About the Bowlers in Cricket

All 11 players in a cricket team may bowl, and although many may want to, only four or five actually gain selection primarily on their bowling skills. The rest of the team comprises four or five specialist batsmen, the wicketkeeper and one or two all-rounders who can bowl, bat and field well. Fast bowlers use outright speed, medium pacers use swing and movement off the pitch, and slow bowlers spin the ball off the pitch, all of them trying to get the opposing batsmen out.
  1. Common Goals

    • All bowlers have the same objectives and rules regardless of their style. They must keep the elbow locked and straight at the moment of release, otherwise it is a throw and an illegal delivery; they must not overstep the crease; and they must not bowl too wide of the batsman's stumps. Their objectives are to hit the three 28-inch high poles (stumps) the batsman is defending, to force the batsman to hit the ball into the air resulting in a catch, or to keep the batsman from scoring by means of a safe hit away from a fielder.
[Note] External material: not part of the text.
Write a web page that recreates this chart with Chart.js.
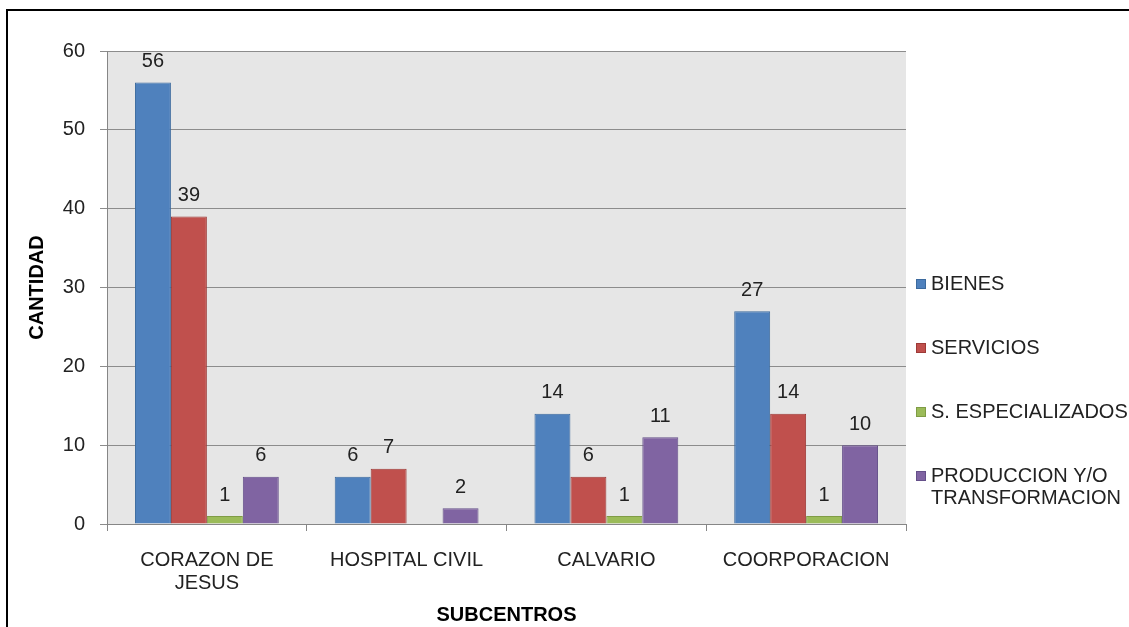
<!DOCTYPE html>
<html lang="es">
<head>
<meta charset="UTF-8">
<title>Subcentros</title>
<script src="https://cdn.jsdelivr.net/npm/chart.js@4"></script>
<style>
  body { margin: 0; background: #fff; overflow: hidden; }
  #frame { position: absolute; left: 6px; top: 9px; width: 1200px; height: 700px; border: 2px solid #000; }
  #wrap { position: absolute; left: 0; top: 0; width: 1129px; height: 627px; }
</style>
</head>
<body>
<div id="frame"></div>
<div id="wrap"><canvas id="chart"></canvas></div>
<script>
  const categories = [['CORAZON DE', 'JESUS'], 'HOSPITAL CIVIL', 'CALVARIO', 'COORPORACION']
  const seriesNames = ['BIENES', 'SERVICIOS', 'S. ESPECIALIZADOS', 'PRODUCCION Y/O\nTRANSFORMACION']
  const bienes = [56, 6, 14, 27]
  const servicios = [39, 7, 6, 14]
  const especializados = [1, null, 1, 1]
  const produccion = [6, 2, 11, 10]
  const fills = ['#4f81bd', '#c0504d', '#9bbb59', '#8064a2']
  const edges = ['#3c6a9e', '#9d3a37', '#7f9c45', '#65508a']

  const FONT = '"Liberation Sans", Arial, sans-serif'
  Chart.defaults.font.family = FONT
  Chart.defaults.color = '#222'

  const plotBg = {
    id: 'plotBg',
    beforeDraw(chart) {
      const { ctx, chartArea: a } = chart
      ctx.save()
      ctx.fillStyle = '#e6e6e6'
      ctx.fillRect(a.left, a.top, a.right - a.left, a.bottom - a.top)
      ctx.restore()
    }
  }

  const barLabels = {
    id: 'barLabels',
    afterDatasetsDraw(chart) {
      const ctx = chart.ctx
      ctx.save()
      ctx.font = '20px ' + FONT
      ctx.fillStyle = '#222'
      ctx.textAlign = 'center'
      ctx.textBaseline = 'middle'
      chart.data.datasets.forEach((ds, i) => {
        chart.getDatasetMeta(i).data.forEach((bar, j) => {
          const v = ds.data[j]
          if (v == null) return
          ctx.fillText(v, bar.x, bar.y - 21)
        })
      })
      ctx.restore()
    }
  }

  // legend drawn by hand: Chart.js legend can't wrap the last label
  const sideLegend = {
    id: 'sideLegend',
    afterDraw(chart) {
      const { ctx, chartArea: a } = chart
      ctx.save()
      ctx.font = '20px ' + FONT
      ctx.fillStyle = '#222'
      ctx.textBaseline = 'middle'
      const x = a.right + 10
      seriesNames.forEach((name, i) => {
        const y = a.top + 233 + i * 64
        ctx.fillStyle = fills[i]
        ctx.fillRect(x, y - 5, 10, 10)
        ctx.strokeStyle = edges[i]
        ctx.lineWidth = 1
        ctx.strokeRect(x + 0.5, y - 4.5, 9, 9)
        ctx.fillStyle = '#222'
        name.split('\n').forEach((line, k) => {
          ctx.fillText(line, x + 15, y + k * 22)
        })
      })
      ctx.restore()
    }
  }

  const series = [bienes, servicios, especializados, produccion]

  new Chart(document.getElementById('chart'), {
    type: 'bar',
    data: {
      labels: categories,
      datasets: series.map((data, i) => ({
        label: seriesNames[i].replace('\n', ' '),
        data,
        backgroundColor: fills[i],
        borderColor: edges[i],
        borderWidth: 1,
        categoryPercentage: 0.72,
        barPercentage: 1
      }))
    },
    options: {
      responsive: true,
      maintainAspectRatio: false,
      animation: false,
      layout: { padding: { left: 20, right: 223, top: 51, bottom: 0 } },
      plugins: {
        legend: { display: false },
        tooltip: { enabled: false }
      },
      scales: {
        x: {
          grid: { drawOnChartArea: false, drawTicks: true, tickLength: 7, color: '#868686', offset: true },
          border: { color: '#868686' },
          ticks: { font: { size: 20, lineHeight: 1.15 }, color: '#222', padding: 18, maxRotation: 0, autoSkip: false },
          title: { display: true, text: 'SUBCENTROS', font: { size: 20, weight: 'bold' }, color: '#000', padding: { top: 0, bottom: 0 } },
          afterFit: s => { s.height = 103 }
        },
        y: {
          min: 0,
          max: 60,
          ticks: { stepSize: 10, font: { size: 20 }, color: '#222', padding: 15 },
          grid: { color: '#8c8c8c', tickLength: 7 },
          border: { color: '#868686' },
          title: { display: true, text: 'CANTIDAD', font: { size: 20, weight: 'bold' }, color: '#000', padding: { top: 5, bottom: 0 } },
          afterFit: s => { s.width = 87 }
        }
      }
    },
    plugins: [plotBg, barLabels, sideLegend]
  })
</script>
</body>
</html>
      Each bowler sends down six legal deliveries in an "over," and the game continues with another bowler from the other end of the pitch bowling to the other of the pair of batsmen.

    Fast Bowlers

    • Fast bowlers run in from 20 to 30 yards before leaping into their delivery stride and hurling the ball 60 feet down the pitch to the batsman. The ball is hard -- leather covering cork and latex -- and at 5 1/2 oz., it is 1/2 an oz. heavier than a baseball. Fast bowlers' deliveries reach speeds above 90 mph (the fastest measured at just over 100 mph) and rely on speed and movement off the pitch to be effective. They usually start the team's innings when the ball is new and shiny and will swing more in the air, and they bowl a spell of five or six overs from one end before taking a rest in the outfield.

    Medium Pace

    • The medium pace bowler can usually make the ball swing in the air away or toward the batsman before it bounces. His accuracy, greater than his faster colleague, comes into play when the team needs to keep the opposition's scoring rate down. He can control the ball's swing with his grip and has one side of the ball shinier than the other. By twisting his wrist at the point of delivery he can make the ball move off the pitch in either direction. A medium pacer runs in from about 15 yards and usually bowls at about 70 mph.

    Slow Bowling

    • Slow bowling is invariably spin bowling; the bowler imparts spin on the ball as it leaves her hand so it will dramatically change direction on landing in front of the batsman. Such bowling provokes false shots or complete misses as the ball turns toward the batsman, or away. Spin bowlers are either wrist or finger spinners. Both bowl from short run-ups and consequently can bowl for a long series of overs at a time.

      The finger spinner turns the ball by moving her fingers as if she were opening a door. If the bowler is left-handed the ball will move from her right to left and vice versa if the bowler is right-handed. The finger spinner also relies on flight and small movements of the ball in the air to deceive the batsman.

      Wrist spinning is the hardest bowling art to master, but the expert can make the ball move away or into the batsman on landing, with no apparent change of action. She can impart top-spin or make the ball keep low with variations on a "flip-of-the-wrist."